_Data lines_:
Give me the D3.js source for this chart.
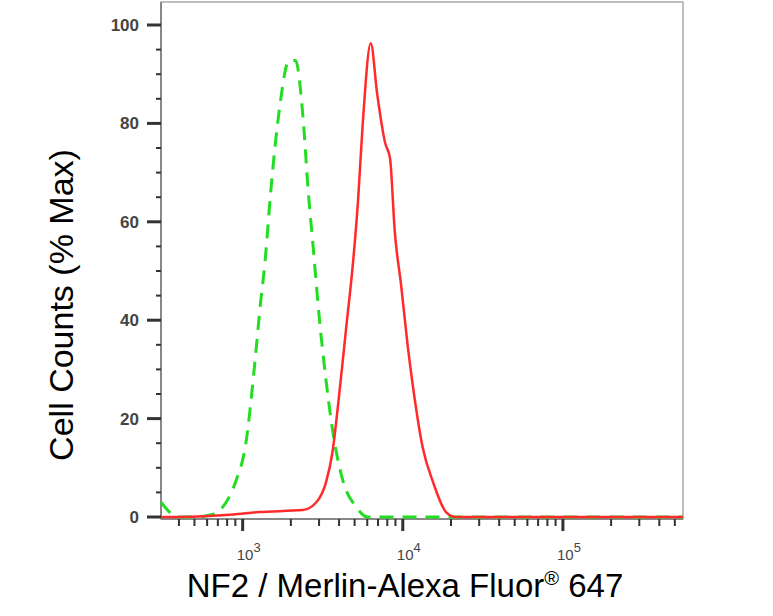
<!DOCTYPE html>
<html><head><meta charset="utf-8">
<script src="https://cdn.jsdelivr.net/npm/d3@7"></script>
<style>body{margin:0;background:#fff}</style></head>
<body><svg id="c" width="773" height="616"></svg>
<script>
// log10 intensity and % max values
const greenLog = [2.49,2.6,2.7,2.81,2.96,3.02,3.075,3.11,3.14,3.175,3.23,3.29,3.33,3.375,3.41,3.44,3.48,3.52,3.56,3.625,3.71,3.78,4.0,4.5,5.0,5.75];
const greenVal = [3,0,0,0.5,7.5,15,31,43,52,66,83,92.8,92.8,82,66,55,40,28,18,7.5,2,0,0,0,0,0];
const redLog = [2.49,2.6,2.94,3.1,3.375,3.46,3.52,3.56,3.6,3.645,3.69,3.72,3.75,3.8,3.84,3.89,3.92,3.95,3.99,4.03,4.07,4.125,4.19,4.27,4.33,5.0,5.75];
const redVal = [0,0,0.5,1.0,1.4,3,7,13,24,38,52,64,80,96.3,86,76,73,58,47,35,25,14,7,1,0,0,0];
const yTicks = [0,20,40,60,80,100];
const xDecades = [3,4,5];

const svg = d3.select("#c");
const L=161,R=683,T=2,B=519;
const x = d3.scaleLog().domain([Math.pow(10,2.49),Math.pow(10,5.75)]).range([L,R]);
const y = d3.scaleLinear().domain([0,100]).range([517,25]);

svg.append("rect").attr("x",L).attr("y",T).attr("width",R-L).attr("height",B-T)
  .attr("fill","none").attr("stroke","#aaa").attr("stroke-width",1.5);

const yg = svg.append("g");
yg.append("line").attr("x1",L).attr("x2",L).attr("y1",T).attr("y2",B).attr("stroke","#888").attr("stroke-width",2);
d3.range(0,101,5).forEach(v=>{
  const major = v%20===0;
  yg.append("line").attr("x1",L-(major?14:5)).attr("x2",L).attr("y1",y(v)).attr("y2",y(v))
    .attr("stroke","#333").attr("stroke-width",major?3:2);
});
yTicks.forEach(v=>{
  yg.append("text").attr("x",L-22).attr("y",y(v)+6).attr("text-anchor","end")
    .attr("font-family","Liberation Sans, Arial").attr("font-size",17).attr("font-weight","bold").attr("fill","#444").text(v);
});

const xg = svg.append("g");
xg.append("line").attr("x1",L).attr("x2",R).attr("y1",B).attr("y2",B).attr("stroke","#888").attr("stroke-width",2);
const dom = x.domain();
for(let d=2; d<=5; d++){
  for(let m=1;m<=9;m++){
    const v=m*Math.pow(10,d);
    if(v<dom[0]||v>dom[1]) continue;
    const major = m===1;
    xg.append("line").attr("x1",x(v)).attr("x2",x(v)).attr("y1",B).attr("y2",B+(major?12:7))
      .attr("stroke","#333").attr("stroke-width",major?3:2);
  }
}
xDecades.forEach(d=>{
  const t = xg.append("text").attr("x",x(Math.pow(10,d))+6).attr("y",560).attr("text-anchor","middle")
    .attr("font-family","Liberation Sans, Arial").attr("font-size",15).attr("fill","#444");
  t.append("tspan").text("10");
  t.append("tspan").attr("dy",-8).attr("font-size",13).text(d);
});

const line = d3.line().x(d=>x(Math.pow(10,d[0]))).y(d=>y(d[1])).curve(d3.curveMonotoneX);
svg.append("path").datum(greenLog.map((l,i)=>[l,greenVal[i]])).attr("d",line)
  .attr("fill","none").attr("stroke","#22dd22").attr("stroke-width",3).attr("stroke-dasharray","14,9");
svg.append("path").datum(redLog.map((l,i)=>[l,redVal[i]])).attr("d",line)
  .attr("fill","none").attr("stroke","#ff2a2a").attr("stroke-width",2.5);

svg.append("text").attr("transform","translate(73,305) rotate(-90)").attr("text-anchor","middle")
  .attr("font-family","Liberation Sans, Arial").attr("font-size",34).attr("fill","#000").text("Cell Counts (% Max)");
const xt = svg.append("text").attr("x",405).attr("y",597).attr("text-anchor","middle")
  .attr("font-family","Liberation Sans, Arial").attr("font-size",33).attr("fill","#000");
xt.append("tspan").text("NF2 / Merlin-Alexa Fluor");
xt.append("tspan").attr("dy",-12).attr("font-size",20).text("®");
xt.append("tspan").attr("dy",12).text(" 647");
</script></body></html>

_Given task_: Write out again exactly the lines from the start of the data above through the line containing "const xDecades = [3,4,5];", inclusive, excluding any pictures.

_Response to the task_:
Give me the D3.js source for this chart.
<!DOCTYPE html>
<html><head><meta charset="utf-8">
<script src="https://cdn.jsdelivr.net/npm/d3@7"></script>
<style>body{margin:0;background:#fff}</style></head>
<body><svg id="c" width="773" height="616"></svg>
<script>
// log10 intensity and % max values
const greenLog = [2.49,2.6,2.7,2.81,2.96,3.02,3.075,3.11,3.14,3.175,3.23,3.29,3.33,3.375,3.41,3.44,3.48,3.52,3.56,3.625,3.71,3.78,4.0,4.5,5.0,5.75];
const greenVal = [3,0,0,0.5,7.5,15,31,43,52,66,83,92.8,92.8,82,66,55,40,28,18,7.5,2,0,0,0,0,0];
const redLog = [2.49,2.6,2.94,3.1,3.375,3.46,3.52,3.56,3.6,3.645,3.69,3.72,3.75,3.8,3.84,3.89,3.92,3.95,3.99,4.03,4.07,4.125,4.19,4.27,4.33,5.0,5.75];
const redVal = [0,0,0.5,1.0,1.4,3,7,13,24,38,52,64,80,96.3,86,76,73,58,47,35,25,14,7,1,0,0,0];
const yTicks = [0,20,40,60,80,100];
const xDecades = [3,4,5];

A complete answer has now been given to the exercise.